89FM

New Zealand;
- Broadcast area: Auckland, New Zealand
- Frequency: 89.4FM

History
- First air date: 1983

= 89FM (Auckland) =

89FM was a local FM radio station in Auckland between 1983 and 1993 and one of the first radio stations to broadcast on FM in both Auckland and New Zealand. The first FM station in New Zealand was Whakatane station, FM 90.7 in January 1982 but this station was only a temporary summer radio station. The other station to start around the same time as 89FM was Magic 91FM in Auckland. The station was originally branded as 89 Stereo FM broadcasting on 89.4FM using the callsign 1ROQ.
The station was based in Aetna House at 57 - 59 Symonds Street.
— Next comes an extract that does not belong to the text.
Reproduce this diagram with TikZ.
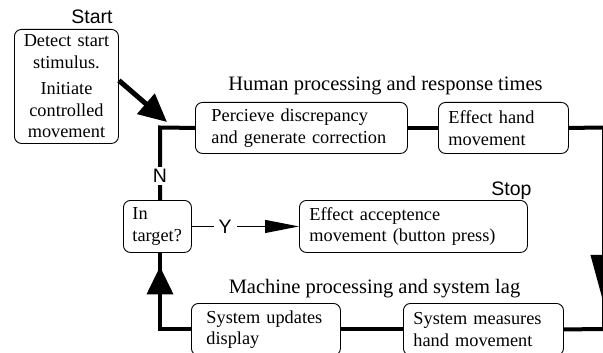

In 1984 the station became part of Triple M and was rebranded as Triple M 89FM using the same logo and station imaging as the Triple M stations in Australia, all programming remained local, at the same time the stations callsign was changed to 1MMM. In 1988 the station dropped the Triple M branding and became 89FM. Station branding included Auckland's Music Leader and in 1991 The All New 89FM.

In 1991 the station changed format to a Rock format was rebranded as 89Rock and in 1992 was once again changed to become 89X. In 1992 the station was sold to Radio New Zealand.

On 10 February 1993 Radio New Zealand closed down 89X and used the frequency to broadcast Newstalk ZB on FM in Auckland as well as the existing AM frequency that Newstalk ZB was broadcasting on.

==Breakfast show==
In the late 1980s the stations breakfast show was presented by Mark Kennedy and Mark Staufer and was known as The Top Marks. The show was a top rating breakfast during its run. Both Kennedy and Staufer both went separate directions but in 2014 were reunited when they began presenting the breakfast show on nationwide radio station The Sound. Unfortunately the reunion was short lived, after just 5 weeks on the air the duo were taken off the air.